Valentine's and Wrists and Ribbons

Today has just been the start of Chinese New Year - and Year of the (Metal) Tiger, so I've been told.
To commemorate it in a witchy way, I've pursued a superstitious mission assigned by my friend Linda, the marvellous author of charmingly naughty books and Sinology Queen of the Antipodes.
Linda told me to wear something red around "wrist, ankle, neck or waist" for the duration of the Year of the Tiger ahead. This is to channel, I presume, the energy and ferociousness of tiger spirit into my endeavours.

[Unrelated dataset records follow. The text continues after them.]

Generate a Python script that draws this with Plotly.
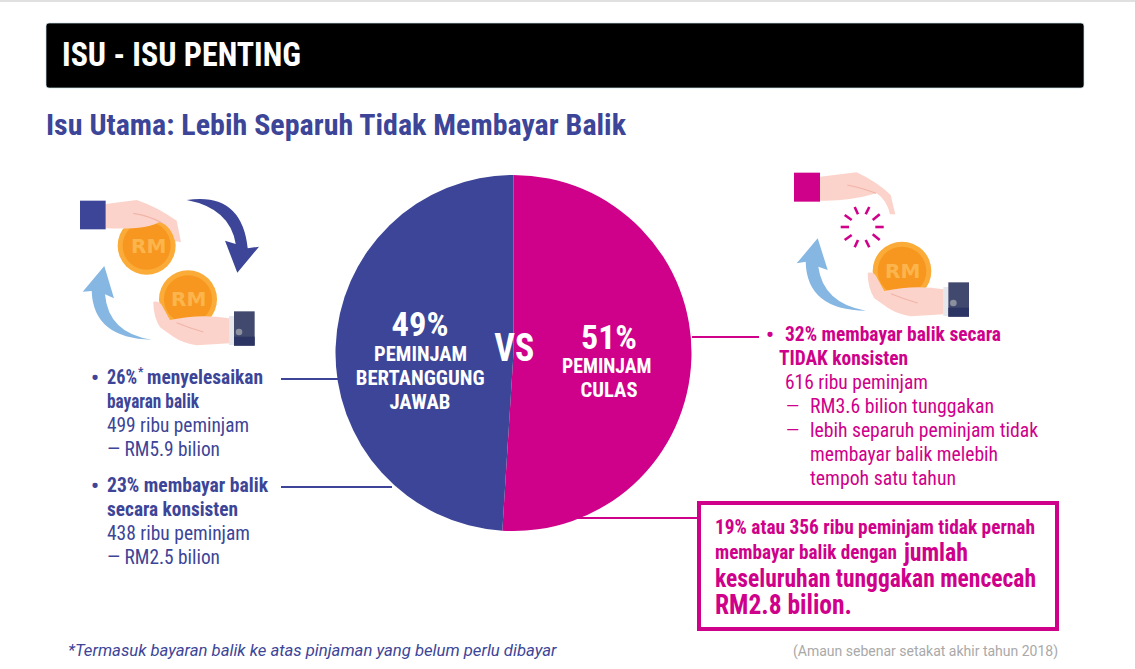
import json
import plotly.graph_objects as go

W, H = 1135, 669
NAVY = "#3c4597"
MAG = "#cf0089"
SKIN = "#fcd3ca"
FOLD = "#f0b4a8"
COND = "'Roboto Condensed', Roboto"

# ---- data ----
pie_labels = ["PEMINJAM CULAS", "PEMINJAM BERTANGGUNG JAWAB"]
pie_values = [51, 49]
pie_colors = [MAG, NAVY]

left_lines = [
    ("26%", 106, 377, True, 30),
    ("menyelesaikan", 146, 377, True, 116),
    ("bayaran balik", 106, 401, True, 92),
    ("499 ribu peminjam", 106, 425, False, 142),
    ("— RM5.9 bilion", 106, 449, False, 113),
    ("23% membayar balik", 106, 485, True, 161),
    ("secara konsisten", 106, 509, True, 131),
    ("438 ribu peminjam", 106, 533, False, 143),
    ("— RM2.5 bilion", 106, 557, False, 113),
]
right_lines = [
    ("32% membayar balik secara", 784, 334, True, 216),
    ("TIDAK konsisten", 778, 358, True, 129),
    ("616 ribu peminjam", 784, 382, False, 143),
    ("RM3.6 bilion tunggakan", 809, 406, False, 184),
    ("lebih separuh peminjam tidak", 809, 430, False, 228),
    ("membayar balik melebih", 809, 454, False, 188),
    ("tempoh satu tahun", 809, 478, False, 146),
]

fig = go.Figure()
fig.add_trace(go.Pie(
    labels=pie_labels, values=pie_values, sort=False, direction="clockwise", rotation=0,
    marker=dict(colors=pie_colors, line=dict(width=0)), textinfo="none", hoverinfo="label+percent",
    showlegend=False,
    domain=dict(x=[335.5 / W, 691.5 / W], y=[1 - 531 / H, 1 - 175 / H]),
))

shapes = []


def rect(x0, y0, x1, y1, fill, line=None, lw=0, layer="below"):
    shapes.append(dict(type="rect", xref="x", yref="y", x0=x0, y0=y0, x1=x1, y1=y1, fillcolor=fill,
                       line=dict(color=line or fill, width=lw), layer=layer))


def hline(x0, y, x1, color, lw=2):
    shapes.append(dict(type="line", xref="x", yref="y", x0=x0, y0=y, x1=x1, y1=y,
                       line=dict(color=color, width=lw), layer="above"))


def conv(org, cmds):
    """icon outline written in 3x zoom coordinates -> page pixels"""
    out = []
    for c in cmds:
        if isinstance(c, str):
            out.append(c)
        else:
            out.append(f"{org[0] + c[0] / 3:.1f},{org[1] + c[1] / 3:.1f}")
    return " ".join(out)


def path(org, cmds, fill=None, line=None, lw=0):
    shapes.append(dict(type="path", xref="x", yref="y", path=conv(org, cmds),
                       fillcolor=fill or "rgba(0,0,0,0)", line=dict(color=line or "rgba(0,0,0,0)", width=lw),
                       layer="below"))


def zrect(org, a, b, fill):
    rect(org[0] + a[0] / 3, org[1] + a[1] / 3, org[0] + b[0] / 3, org[1] + b[1] / 3, fill)


def circle(org, c, r, fill):
    shapes.append(dict(type="circle", xref="x", yref="y", x0=org[0] + (c[0] - r) / 3, y0=org[1] + (c[1] - r) / 3,
                       x1=org[0] + (c[0] + r) / 3, y1=org[1] + (c[1] + r) / 3, fillcolor=fill,
                       line=dict(width=0), layer="below"))


def coin(org, c, r):
    circle(org, c, r, "#fbab38")
    circle(org, c, r * 0.83, "#f7971f")


def lower_hand(org, dx, dy):
    p = lambda x, y: (x + dx, y + dy)
    path(org, ["M", p(280, 365), "Q", p(298, 362), p(305, 375), "L", p(330, 420), "Q", p(420, 400), p(508, 415),
               "L", p(508, 490), "L", p(410, 496), "Q", p(370, 490), p(340, 470), "L", p(300, 442),
               "Q", p(280, 410), p(280, 365), "Z"], SKIN)
    path(org, ["M", p(350, 428), "Q", p(390, 445), p(430, 456)], None, FOLD, 1.2)
    zrect(org, p(507, 408), p(522, 495), "#e6e7ea")
    zrect(org, p(522, 394), p(584, 497), "#414a6e")
    zrect(org, p(522, 470), p(584, 497), "#2c3463")
    circle(org, p(537, 456), 10, "#8b8f9e")


# page furniture
rect(0, 0, W, 2, "#e0e0e0")
shapes.append(dict(type="path", xref="x", yref="y", fillcolor="#000000", layer="below",
                   line=dict(color="#cfe3ea", width=0.7),
                   path="M 49,23 L 1081,23 Q 1084,23 1084,26 L 1084,85 Q 1084,88 1081,88 L 49,88 "
                        "Q 46,88 46,85 L 46,26 Q 46,23 49,23 Z"))

# left icon
L = (60, 180)
coin(L, (260, 197), 87)
path(L, ["M", (137, 72), "L", (230, 60), "Q", (290, 80), (350, 122), "L", (363, 187), "L", (345, 183),
         "Q", (335, 140), (300, 125), "Q", (260, 150), (137, 145), "Z"], SKIN)
path(L, ["M", (220, 100), "Q", (270, 108), (305, 128)], None, FOLD, 1.2)
zrect(L, (60, 62), (137, 148), NAVY)
path(L, ["M", (380, 60), "Q", (545, 35), (563, 205), "L", (597, 200), "L", (532, 278), "L", (495, 182), "L", (527, 192),
         "Q", (510, 85), (380, 60), "Z"], NAVY)
path(L, ["M", (275, 479), "Q", (100, 475), (95, 333), "L", (68, 335), "L", (133, 258), "L", (162, 355), "L", (135, 343),
         "Q", (145, 460), (275, 479), "Z"], "#85b7e2")
coin(L, (384, 358), 87)
lower_hand(L, 0, 0)

# right icon
R = (770, 160)
path(R, ["M", (150, 50), "L", (260, 37), "Q", (320, 65), (362, 105), "L", (376, 163), "L", (360, 163),
         "Q", (350, 120), (320, 100), "Q", (230, 125), (150, 122), "Z"], SKIN)
path(R, ["M", (232, 75), "Q", (280, 85), (318, 100)], None, FOLD, 1.2)
zrect(R, (72, 38), (150, 125), MAG)
for a, b in [((212, 201), (237, 201)), ((316, 201), (341, 201)), ((224, 165), (245, 180)), ((254, 141), (264, 163)),
             ((298, 141), (287, 163)), ((329, 163), (308, 180)), ((224, 240), (245, 225)), ((254, 262), (264, 240)),
             ((298, 262), (287, 240)), ((329, 240), (308, 223))]:
    path(R, ["M", a, "L", b], None, MAG, 2.6)
path(R, ["M", (288, 452), "Q", (110, 450), (107, 305), "L", (80, 310), "L", (143, 235), "L", (173, 330), "L", (145, 320),
         "Q", (160, 430), (288, 452), "Z"], "#85b7e2")
coin(R, (396, 333), 88)
lower_hand(R, 13, -27)

# connectors
hline(281, 379, 341, NAVY)
hline(281, 487, 392, NAVY)
hline(692, 337, 759, MAG)
hline(575, 518, 698, MAG)
rect(699, 503, 1057, 629, "rgba(255,255,255,0)", MAG, 4)

ann = []
fit = {}


def text(x, y, s, size, color, bold=False, font=COND, anchor="left", italic=False, width=None):
    if width:
        fit[s] = width
    ann.append(dict(x=x, y=y, xref="x", yref="y", text=s, showarrow=False, xanchor=anchor, yanchor="middle",
                    align=anchor, borderpad=0,
                    font=dict(family=font, size=size, color=color, weight=700 if bold else 400,
                              style="italic" if italic else "normal")))


text(61, 54, "ISU - ISU PENTING", 33.5, "#ffffff", True, width=239)
text(45, 125, "Isu Utama: Lebih Separuh Tidak Membayar Balik", 29.5, NAVY, True, width=580)

for s, x, y, b, w in left_lines:
    text(x, y, s, 20, NAVY, b, width=w)
text(137, 372, "*", 12, NAVY, True, font="Roboto")
text(90, 377, "•", 22, NAVY, True, font="Roboto")
text(90, 485, "•", 22, NAVY, True, font="Roboto")
for s, x, y, b, w in right_lines:
    text(x, y, s, 20, MAG, b, width=w)
text(765, 334, "•", 22, MAG, True, font="Roboto")
text(785, 406, "—", 17, MAG, font="Roboto")
text(785, 430, "—", 17, MAG, font="Roboto")

text(420, 324, "49%", 34, "#ffffff", True, anchor="center", width=57)
for s, y, w in [("PEMINJAM", 354, 93), ("BERTANGGUNG", 378, 129), ("JAWAB", 402, 61)]:
    text(420, y, s, 21, "#ffffff", True, anchor="center", width=w)
text(513.5, 348, "VS", 38, "#ffffff", True, anchor="center", width=40)
text(608.5, 337, "51%", 34, "#ffffff", True, anchor="center", width=56)
text(608.5, 366, "PEMINJAM ", 21, "#ffffff", True, anchor="center", width=94)
text(608.5, 390, "CULAS", 21, "#ffffff", True, anchor="center", width=57)

text(714, 527, "19% atau 356 ribu peminjam tidak pernah", 20.5, MAG, True, width=320)
text(714, 552, "membayar balik dengan", 20.5, MAG, True, width=182)
text(902, 552, "jumlah", 26, MAG, True, width=64)
text(714, 578, "keseluruhan tunggakan mencecah", 26, MAG, True, width=321)
text(714, 604, "RM2.8 bilion.", 28.5, MAG, True, width=137)

text(67, 650, "*Termasuk bayaran balik ke atas pinjaman yang belum perlu dibayar", 16.7, NAVY, font="Roboto", italic=True)
text(1059, 651, "(Amaun sebenar setakat akhir tahun 2018)", 14, "#a9a9a9", font="Roboto", anchor="right")

for x, y, s in [(148, 246, "RM"), (188, 299, "RM"), (902, 271, "RM")]:
    text(x, y, s, 20, "#fbb54c", True, font="DejaVu Sans", anchor="center")

fig.update_layout(
    width=W, height=H, margin=dict(l=0, r=0, t=0, b=0), autosize=False,
    paper_bgcolor="#ffffff", plot_bgcolor="rgba(0,0,0,0)",
    xaxis=dict(range=[0, W], visible=False, fixedrange=True),
    yaxis=dict(range=[H, 0], visible=False, fixedrange=True),
    shapes=shapes, annotations=ann, showlegend=False,
)

# Roboto Condensed is not installed: fit the Roboto glyphs of those texts to their measured widths.
POST = """
document.body.style.margin='0';
var FIT = %s;
document.querySelectorAll('text.annotation-text').forEach(function(t){
  var w = FIT[t.textContent];
  if (!w) return;
  t.setAttribute('lengthAdjust','spacingAndGlyphs');
  t.setAttribute('textLength',w);
});
""" % json.dumps(fit)
fig.write_html("out.html", config=dict(displayModeBar=False), post_script=POST)
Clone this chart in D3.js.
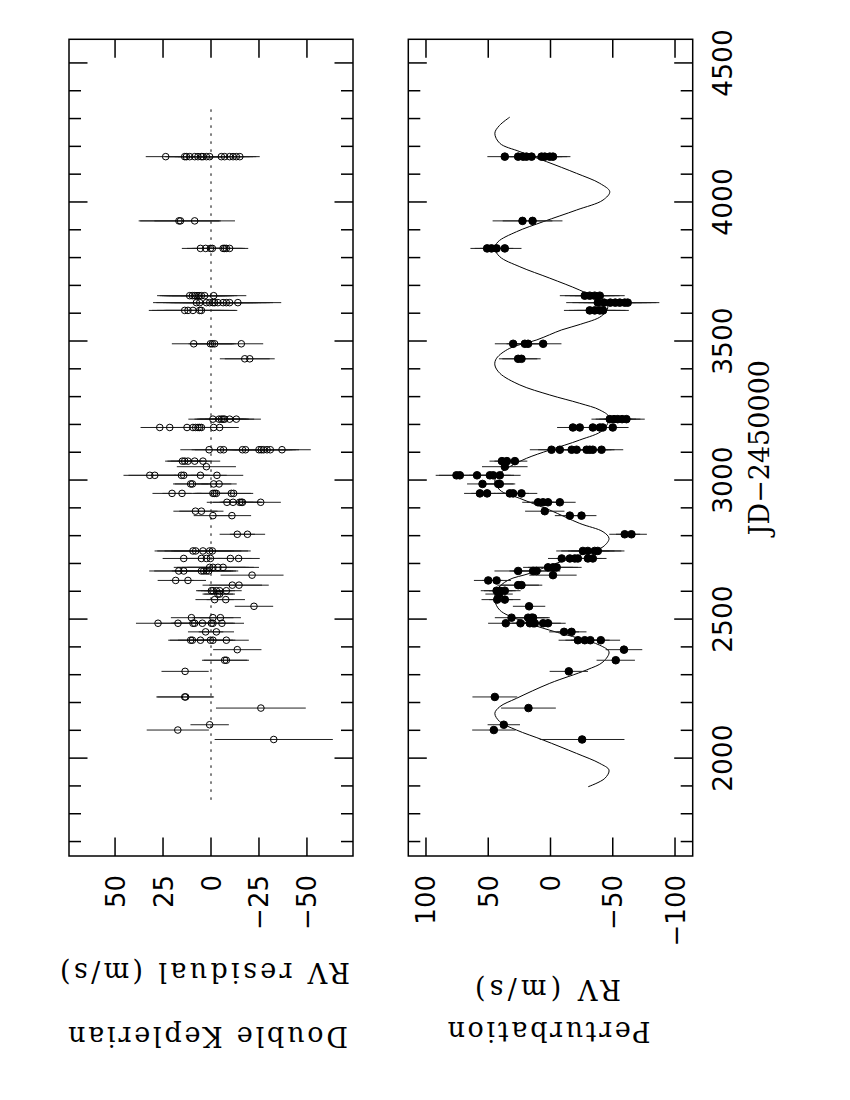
<!DOCTYPE html>
<html>
<head>
<meta charset="utf-8">
<script src="https://cdn.jsdelivr.net/npm/d3@7"></script>
<style>
  body { margin: 0; background: #fff; }
</style>
</head>
<body>
<div id="chart"></div>
<script>
// Fitted perturbation curve (JD-2450000, m/s)
const curveJD = [1897, 1927, 1957, 1981, 2017, 2065, 2101, 2131, 2161, 2185, 2215, 2269,
  2317, 2346, 2382, 2406, 2430, 2460, 2496, 2532, 2568, 2604, 2640, 2664, 2688, 2730,
  2760, 2790, 2814, 2844, 2892, 2934, 2964, 3000, 3024, 3048, 3078, 3108, 3144, 3180,
  3226, 3252, 3276, 3306, 3342, 3384, 3414, 3438, 3474, 3504, 3540, 3560, 3590, 3623,
  3647, 3683, 3726, 3767, 3803, 3833, 3857, 3893, 3929, 3971, 4007, 4037, 4067, 4103,
  4145, 4181, 4211, 4247, 4275, 4305];
const curveRV = [-30.2, -43.6, -47, -39.6, -20.9, 5.9, 27.3, 40.7, 44.7, 40.7, 27.3, 0.6,
  -28.9, -42.2, -47, -39.6, -23.5, 0.6, 24.6, 40.7, 44.7, 43.3, 34, 17, 3.2, -23.5,
  -42.2, -47, -42.2, -23.5, 0.6, 24.6, 40.7, 44.7, 40.7, 32.7, 19.3, 0.6, -23.5, -42.2,
  -47, -39.6, -23.5, 0.6, 24.6, 40.7, 44.7, 43.3, 32.7, 11, -9, -24, -41, -46,
  -39.6, -23.5, 0.6, 24.6, 40.7, 44.7, 42.1, 27.3, 5.9, -20.9, -42.2, -47.6, -39.6, -20.9,
  3.2, 24.6, 40.7, 44.7, 41, 32.7];

// Observing epochs (one row of points per epoch)
const epochJD = [4163, 3932, 3833, 3663, 3638, 3610, 3490, 3436, 3219, 3189, 3109, 3068,
  3048, 3017, 2986, 2952, 2920, 2888, 2872, 2805, 2745, 2718, 2686, 2673, 2658, 2639,
  2622, 2602, 2590, 2570, 2546, 2505, 2485, 2454, 2424, 2390, 2352, 2312, 2220, 2180,
  2120, 2101, 2067];

// Top panel: double Keplerian residuals (m/s) and their errors
const residualRV = [
  [23.6, 13.7, 12.8, 11.1, 8.5, 6.8, 5, 4.2, 2.4, 0.7, -5.4, -7.1, -9.7, -11.5, -13.2, -15],
  [16.7, 15.9, 8.5],
  [5.5, 2.8, 0.3, -0.7, -6.3, -7.1, -8, -9.7],
  [11.1, 9.7, 8.5, 7.3, 6.2, 5, 3.3, -1.4],
  [7.6, 5.9, 2.4, 0.7, -1, -1.9, -3.6, -6.3, -8, -9.7, -14],
  [13.7, 12, 9.4, 5.9, 5],
  [9, 0.3, -0.7, -1.9, -15.8],
  [-17.6, -20.2],
  [-1, -4.2, -5.4, -6.3, -7.1, -9.7, -13.2],
  [26.7, 21.5, 12.5, 9.4, 8, 6.8, 5.9, 5, -1.4, -4.5],
  [1, -4.9, -6.6, -16.4, -18, -25, -26.2, -27.4, -29.2, -30.9, -37],
  [14.9, 13.7, 12, 8.5, 4.2],
  [2.4],
  [31.9, 29.3, 15.4, 14.2, 5.5, -3.1],
  [10.6, 9.7, -1.4, -4.2],
  [20.3, 15.1, -1, -1.9, -2.8, -10.6, -11.8],
  [-8.3, -11.5, -14.9, -15.8, -16.4, -25.9],
  [8.1, 5],
  [-1, -10.9],
  [-13.7, -19],
  [9.4, 8, 4.2, 0.7, -0.7],
  [14.2, 5, 2.4, 0.3, -10.1, -14.4],
  [0.7, -1, -3.6, -6.3],
  [16.8, 14.2, 5, 3.8, 2.4, 1.2],
  [-21.4],
  [18.4, 12],
  [-11.1, -14.6],
  [-0.2, -1, -2.8, -4.5, -8],
  [-3.6, -4.5],
  [-1.9, -7.7],
  [-22.4],
  [10.2, -1, -4.9],
  [27.6, 17.2, 9.4, 8.5, 4.5, -0.2, -1, -5.7],
  [2.8, -2.8],
  [10.6, 9.7, 5.5, 0.3, -1, -8],
  [-13.7],
  [-7.1, -8],
  [13.5],
  [13.7, 13.2],
  [-26],
  [0.7],
  [17.3],
  [-32.7],
];
const residualErr = [10.4, 21, 9.7, 17, 22.6, 18.7, 11.4, 13, 12.8, 10, 15, 9, 15.4, 13.7,
  9.2, 10.2, 10.5, 11.5, 10, 9.2, 20, 11, 18.7, 15.4, 16.4, 9.4, 15.5, 8, 8, 10, 10, 10.7,
  11.5, 9.2, 11.7, 12.6, 11.8, 12.3, 14.8, 23.4, 10, 16.2, 30.8];

// Bottom panel: perturbation RV (m/s) and their errors
const perturbRV = [
  [36.7, 26, 22, 19.3, 15.2, 7.2, 4.6, 0.6, -2],
  [22.5, 14.4],
  [50.9, 47.4, 43.3, 36.7],
  [-27.5, -31.5, -35.5, -39.6],
  [-38, -43, -48, -52, -55.6, -59.6, -62],
  [-31.5, -35.5, -39.6, -42.2],
  [30, 20.6, 18, 5.9],
  [26, 23.3],
  [-47.6, -51, -54, -57.5, -61],
  [-18, -23.5, -34, -39.6, -42, -50],
  [-0.8, -7.5, -17, -21, -29, -31.5, -34, -41],
  [39, 35, 28.6],
  [36.7],
  [75.5, 72.8, 59, 48.7, 46, 40.7],
  [54.6, 42, 40.7],
  [56.7, 50.9, 32.7, 30, 23.3],
  [10, 6, 2, -7.5],
  [4.6],
  [-15.5, -24.9],
  [-59.6, -65],
  [-26, -30, -35.5, -38],
  [-9, -15.5, -19.5, -22, -30, -34],
  [2, -2, -5],
  [26, 14, 11.2],
  [-2],
  [50, 43.3],
  [26, 23.3],
  [43.3, 40.7, 36.7],
  [41.3],
  [42.8, 36.7],
  [17.2],
  [31.3, 18, 15.2, 14],
  [35.9, 24.1, 16.6, 14, 12.6, 5.9, 2],
  [-10.9, -16.9],
  [-22, -27.5, -32, -40.4],
  [-59],
  [-52.4],
  [-14.7],
  [44.7],
  [17.7],
  [37.5],
  [45.5],
  [-25.4],
];
const perturbErr = [14, 24, 13.4, 20, 25.4, 20.7, 14.7, 15.4, 14.7, 12.7, 17.4, 10, 18.3,
  16.7, 12.4, 12.7, 12.7, 15.8, 12, 12.4, 21.4, 11, 20, 19, 19, 11.5, 16.7, 12.7, 11, 12.6,
  13, 13.4, 14.2, 12, 15.5, 14.7, 15.4, 15.4, 18, 22, 13, 17.4, 34];

const jdMajorTicks = [2000, 2500, 3000, 3500, 4000, 4500];
const jdMinorTicks = d3.range(1700, 4600, 100);
const residualTicks = [50, 25, 0, -25, -50];
const perturbTicks = [100, 50, 0, -50, -100];

const W = 850, H = 1100;
const svg = d3.select('#chart').append('svg')
  .attr('width', W).attr('height', H)
  .style('display', 'block');

// The plot is laid out in landscape and turned a quarter turn anticlockwise:
// inside g, horizontal = JD axis, vertical = RV axis.
const g = svg.append('g').attr('transform', `translate(0,${H}) rotate(-90)`);

const x = d3.scaleLinear().domain([1648, 4585]).range([244, 1060.7]);

const panels = [
  {
    y: d3.scaleLinear().domain([-74, 74]).range([353, 69]),
    ticks: residualTicks,
    rows: residualRV, err: residualErr, filled: false,
    title: ['Double Keplerian', 'RV residual (m/s)'],
    titlePos: [[73.3, 208, 280], [137, 205, 290]],
  },
  {
    y: d3.scaleLinear().domain([-114.2, 114.2]).range([692.7, 408.3]),
    ticks: perturbTicks,
    rows: perturbRV, err: perturbErr, filled: true,
    title: ['Perturbation', 'RV (m/s)'],
    titlePos: [[78.3, 549, 203], [120, 548, 146]],
  },
];

const fmt = (d) => (d < 0 ? '\u2212' + Math.abs(d) : String(d));
const [u0, u1] = x.range();

panels.forEach((p, pi) => {
  const y = p.y;
  const [v1, v0] = y.range(); // v0 = top edge (positive end), v1 = bottom edge
  const pg = g.append('g');

  // frame
  pg.append('rect')
    .attr('x', u0).attr('y', v0)
    .attr('width', u1 - u0).attr('height', v1 - v0)
    .attr('fill', 'none').attr('stroke', '#000').attr('stroke-width', 1.5);

  // JD ticks on both long edges, pointing inward
  const tickLen = (t) => (jdMajorTicks.includes(t) ? 18.5 : 12);
  pg.selectAll('.jdtick')
    .data(jdMinorTicks.flatMap((t) => [{ t, edge: v0, dir: 1 }, { t, edge: v1, dir: -1 }]))
    .enter().append('line')
    .attr('x1', (d) => x(d.t)).attr('x2', (d) => x(d.t))
    .attr('y1', (d) => d.edge).attr('y2', (d) => d.edge + d.dir * tickLen(d.t))
    .attr('stroke', '#000').attr('stroke-width', 1.5);

  // RV ticks on both short edges
  pg.selectAll('.rvtick')
    .data(p.ticks.flatMap((t) => [{ t, edge: u0, dir: 1 }, { t, edge: u1, dir: -1 }]))
    .enter().append('line')
    .attr('x1', (d) => d.edge).attr('x2', (d) => d.edge + d.dir * 18.5)
    .attr('y1', (d) => y(d.t)).attr('y2', (d) => y(d.t))
    .attr('stroke', '#000').attr('stroke-width', 1.5);

  // RV tick labels
  pg.selectAll('.rvlabel')
    .data(p.ticks)
    .enter().append('text')
    .attr('x', u0 - 19)
    .attr('y', (d) => y(d) + 9.5)
    .attr('text-anchor', 'end')
    .attr('font-family', 'DejaVu Sans')
    .attr('font-size', 26)
    .text(fmt);

  // axis titles (two lines, rotated like a y-axis label)
  p.title.forEach((line, li) => {
    const [tu, tv, len] = p.titlePos[li];
    pg.append('text')
      .attr('transform', `translate(${tu},${tv}) rotate(-90)`)
      .attr('text-anchor', 'middle')
      .attr('font-family', 'DejaVu Serif')
      .attr('font-size', 27)
      .attr('textLength', len)
      .attr('lengthAdjust', 'spacing')
      .text(line);
  });

  if (pi === 0) {
    // zero reference line
    pg.append('line')
      .attr('x1', x(1850)).attr('x2', x(4350))
      .attr('y1', y(0)).attr('y2', y(0))
      .attr('stroke', '#000').attr('stroke-width', 1)
      .attr('stroke-dasharray', '2.5,5.5');
  } else {
    // JD tick labels and title under the lower panel
    pg.selectAll('.jdlabel')
      .data(jdMajorTicks)
      .enter().append('text')
      .attr('x', (d) => x(d))
      .attr('y', 731.7)
      .attr('text-anchor', 'middle')
      .attr('font-family', 'DejaVu Sans')
      .attr('font-size', 26.5)
      .text((d) => d);

    pg.append('text')
      .attr('x', (u0 + u1) / 2)
      .attr('y', 769)
      .attr('text-anchor', 'middle')
      .attr('font-family', 'DejaVu Serif')
      .attr('font-size', 27)
      .text('JD\u22122450000');

    // fitted perturbation curve
    const line = d3.line()
      .x((d, i) => x(curveJD[i]))
      .y((d) => y(d))
      .curve(d3.curveCatmullRom);
    pg.append('path')
      .datum(curveRV)
      .attr('d', line)
      .attr('fill', 'none')
      .attr('stroke', '#000')
      .attr('stroke-width', 1);
  }

  const pts = epochJD.flatMap((jd, i) => p.rows[i].map((v) => ({ jd, v, e: p.err[i] })));

  // error bars
  pg.selectAll('.err')
    .data(pts)
    .enter().append('line')
    .attr('x1', (d) => x(d.jd)).attr('x2', (d) => x(d.jd))
    .attr('y1', (d) => y(d.v - d.e)).attr('y2', (d) => y(d.v + d.e))
    .attr('stroke', '#222').attr('stroke-width', 1);

  // points
  pg.selectAll('.pt')
    .data(pts)
    .enter().append('circle')
    .attr('cx', (d) => x(d.jd))
    .attr('cy', (d) => y(d.v))
    .attr('r', p.filled ? 3.8 : 3.3)
    .attr('fill', p.filled ? '#000' : 'none')
    .attr('stroke', '#000')
    .attr('stroke-width', 1);
});
</script>
</body>
</html>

As this is the year that my first book comes out, you can imagine I'm happy to indulge in any folky practise if it keeps me symbolically focused and gives me something to do instead of panic wildly.
Consequently, I've been looking for some weeks for the right thing to tie around myself. Playing on the fabulous Etsy a couple of weeks ago, I came across this lovely item:


It's obviously very pretty, and quite to my girlie tastes. Those heart-shaped red rocks you see are red jaspers; The Crystal Bible states that, amongst the stone's many properties of nurturing and detoxifying, red jasper will help dream recall if its placed under the pillow, and also that it "stimulates the base chakra". Translated, this means it's the stone to wear for a passionate Valentine's Day.
I bought the bracelet - not because it's what I'm going to wear around myself for the whole year (it's too precious for that; I picked up a clasped red ribbon in a bead shop in the West End that's now tied around my ankle). I bought it because of this passage in my novel, Burnt Snow:

“What is it?” I asked.
“Open it,” he said. “I don’t mind if you look.”
I tumbled the contents from the bag into my hand. It was a small bracelet, made out of red strings wound together and threaded through red stones, with a slipknot instead of a clasp, beads at its end. Looking more closely, I saw that the three large stones on it were heart-shaped, and made of red jasper.
Red jasper, I knew, I was a nurturing stone. It encouraged the heart and – as soon as I remembered this, I blushed – the sexual organs. Whoever had made the bracelet knew that red jasper was a love stone, but I could sense no magical charge on it.
“It’s pretty!” I said, sliding it back into the bag.


Okay, so it's not the same bracelet, but they ARE the same stones. Tomorrow, I'll be wearing the bracelet on a date with the Boy Next Door.